Goldman Sachs ended a seven-year investment in the Industrial and Commercial Bank of China on Monday, selling its remaining $1.1 billion stake in the world’s largest bank by market value and most profitable lender for HK$5.50 per share—2.5% less than the market’s closing price.
ICBC reported a 12% increase in first quarter profit last month, and extended 25% more loans than in the same period in 2012. So why is Goldman selling?
Tarnished dreams
When Goldman (and private equity funds and senior partners who invested alongside it) bought its initial stake in ICBC of around 5% in 2006 the investment was seen as a strategic move. Charles Geisst, a finance academic, told the Wall Street Journal that “American banks wanted to get a piece of Chinese banks because they knew the Chinese were quite capable of avoiding Wall Street to raise capital. This was a way of getting in.”
But that hasn’t quite panned out. Goldman’s fees in China for services such as underwriting have been lackluster at best, and it has been steadily selling off bits of its ICBC stake. It isn’t alone—UBS, Royal Bank of Scotland, Bank of America, Citigroup and HSBC have all divested stakes in Chinese banks recently.
One reason that international banks have been running for the exits is that, when they go into effect next year, international banking regulations known as Basel III will make holding minority stakes in banks more expensive.
Yo-yo stock
But Goldman has been selling down its ICBC stake since long before Basel III loomed large. Although Goldman has made almost triple its initial $2.58 billion investment in its six ICBC sell-offs, the stock has at times been volatile, whipsawing Goldman’s own profits and losses along with it. For instance, in 2010, Goldman made $747 million on its ICBC stake and then lost $905 million in the following year.

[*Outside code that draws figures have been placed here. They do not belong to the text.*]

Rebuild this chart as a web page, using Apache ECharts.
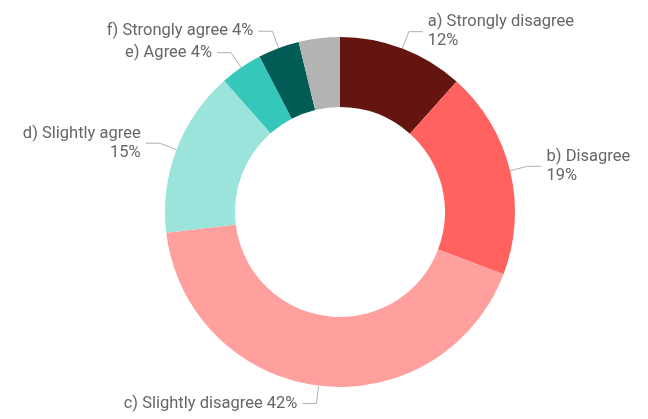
<!DOCTYPE html>
<html>
<head>
<meta charset="utf-8">
<script src="https://cdn.jsdelivr.net/npm/echarts@6/dist/echarts.min.js"></script>
<style>
html,body{margin:0;padding:0;background:#fff;}
#chart{width:648px;height:419px;}
</style>
</head>
<body>
<div id="chart"></div>
<script>
var categories = ["a) Strongly disagree", "b) Disagree", "c) Slightly disagree", "d) Slightly agree", "e) Agree", "f) Strongly agree", "g) Other"];
var values = [11.6, 19.2, 42.3, 15.4, 3.9, 3.8, 3.8];
var colors = ["#641510", "#FF625F", "#FFA09F", "#9AE4DB", "#35C7BA", "#015C55", "#B3B3B3"];
var twoLine = [true, true, false, true, false, false, false];
var showLabel = [true, true, true, true, true, true, false];

var data = categories.map(function (c, i) {
  return {
    name: c,
    value: values[i],
    itemStyle: { color: colors[i] },
    label: { show: showLabel[i] },
    labelLine: { show: showLabel[i] }
  };
});

var chart = echarts.init(document.getElementById('chart'), null, { renderer: 'canvas' });
chart.setOption({
  animation: false,
  series: [{
    type: 'pie',
    center: [340, 212],
    radius: [105, 175],
    startAngle: 90,
    clockwise: true,
    avoidLabelOverlap: false,
    data: data,
    label: {
      show: true,
      color: '#666666',
      fontFamily: 'Roboto',
      fontSize: 16.5,
      lineHeight: 19,
      formatter: function (p) {
        var pct = Math.round(p.percent) + '%';
        return twoLine[p.dataIndex] ? p.name + '\n' + pct : p.name + ' ' + pct;
      }
    },
    labelLine: {
      show: true,
      length: 18,
      length2: 14,
      lineStyle: { color: '#b0b0b0', width: 1 }
    }
  }]
});
</script>
</body>
</html>
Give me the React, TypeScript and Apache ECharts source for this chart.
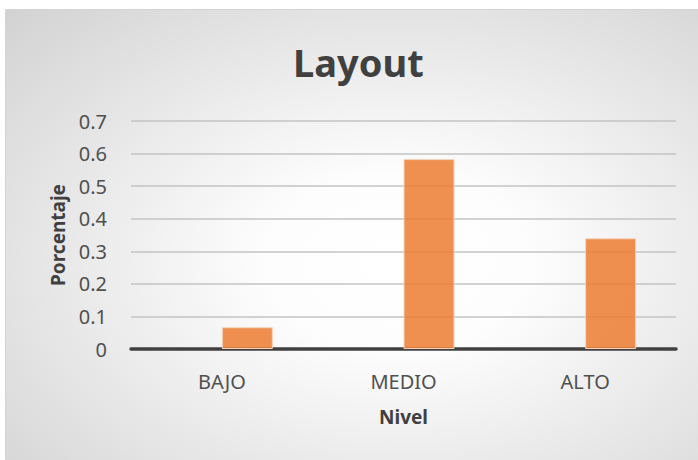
import React, { useEffect, useRef } from "react";
import * as echarts from "echarts";

const categories = ["BAJO", "MEDIO", "ALTO"];
const placeholderValues: (number | null)[] = [null, null, null];
const percentValues = [0.067, 0.583, 0.34];
const yTicks = { min: 0, max: 0.7, interval: 0.1 };
const titleText = "Layout";
const xName = "Nivel";
const yName = "Porcentaje";

export default function App() {
  const ref = useRef<HTMLDivElement>(null);
  useEffect(() => {
    if (!ref.current) return;
    const chart = echarts.init(ref.current, null, { renderer: "svg" });
    const font = "'Noto Sans', 'Open Sans', sans-serif";
    chart.setOption({
      animation: false,
      graphic: [
        {
          type: "rect",
          z: -100,
          silent: true,
          shape: { x: 5.5, y: 9.5, width: 700, height: 460 },
          style: {
            fill: new echarts.graphic.RadialGradient(0.56, 0.55, 0.95, [
              { offset: 0, color: "#ffffff" },
              { offset: 0.2, color: "#fdfdfd" },
              { offset: 1, color: "#c6c6c6" },
            ]),
            stroke: "#d4d4d4",
            lineWidth: 1,
          },
        },
      ],
      title: {
        text: titleText,
        left: 288,
        top: 38,
        textStyle: {
          fontFamily: font,
          fontSize: 38,
          fontWeight: "bold",
          color: "#404040",
        },
      },
      grid: { left: 131, right: 22, top: 121, bottom: 111 },
      xAxis: {
        type: "category",
        data: categories,
        name: xName,
        nameLocation: "middle",
        nameGap: 58,
        nameTextStyle: { fontFamily: font, fontSize: 19, fontWeight: "bold", color: "#404040" },
        axisLine: { lineStyle: { color: "#404040", width: 3.5 } },
        axisTick: { show: false },
        axisLabel: { fontFamily: font, fontSize: 20, color: "#505050", margin: 22 },
      },
      yAxis: {
        type: "value",
        min: yTicks.min,
        max: yTicks.max,
        interval: yTicks.interval,
        name: yName,
        nameLocation: "middle",
        nameGap: 60,
        nameTextStyle: { fontFamily: font, fontSize: 19, fontWeight: "bold", color: "#404040" },
        axisLine: { show: false },
        axisTick: { show: false },
        axisLabel: {
          fontFamily: font,
          fontSize: 20,
          color: "#505050",
          margin: 24,
          formatter: (v: number) => (v === 0 ? "0" : v.toFixed(1)),
        },
        splitLine: { lineStyle: { color: "#c3c3c3", width: 1.5 } },
      },
      series: [
        {
          type: "bar",
          data: placeholderValues,
          barWidth: 51,
          barGap: "0%",
          itemStyle: { color: "#ED8B4A" },
        },
        {
          type: "bar",
          data: percentValues,
          barWidth: 51,
          barGap: "0%",
          itemStyle: { color: "rgba(237,125,49,0.85)", borderColor: "#F7D3BA", borderWidth: 1 },
        },
      ],
    });
    return () => chart.dispose();
  }, []);
  return (
    <div
      ref={ref}
      style={{ position: "absolute", left: 0, top: 0, width: 698, height: 460, background: "#ffffff" }}
    />
  );
}
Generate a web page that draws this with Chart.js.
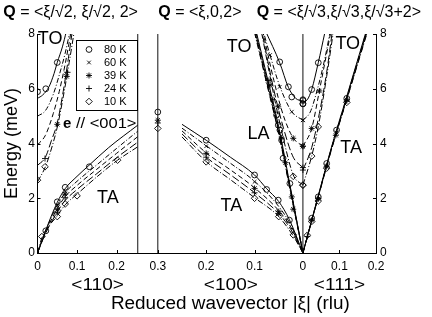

Dark clouds on the horizon
Then there is ICBC’s financial outlook. Like other Chinese banks, its profitability has been slowing of late, after having raked it in during the boom years of China’s massive lending-driven stimulus. On top of that, regulators are increasingly worried about bad debts piling up in the sector. Though ICBC’s vulnerability to bad loans still looks to be minimal—its ratio of non-performing loans to overall lending was 0.87% in the first quarter of 2013, lower than the sector average of 0.96%—it’s nonetheless rising. And some, like short-seller Carson Block, say that that looking at that metric alone risks missing a more worrying picture. “We believe NPL figures greatly understate the potential scope of the problem of poor quality loans,” Block, who founded Muddy Waters research group, told Bloomberg. “Our concerns implicate loans throughout the economy—both public and private sector.”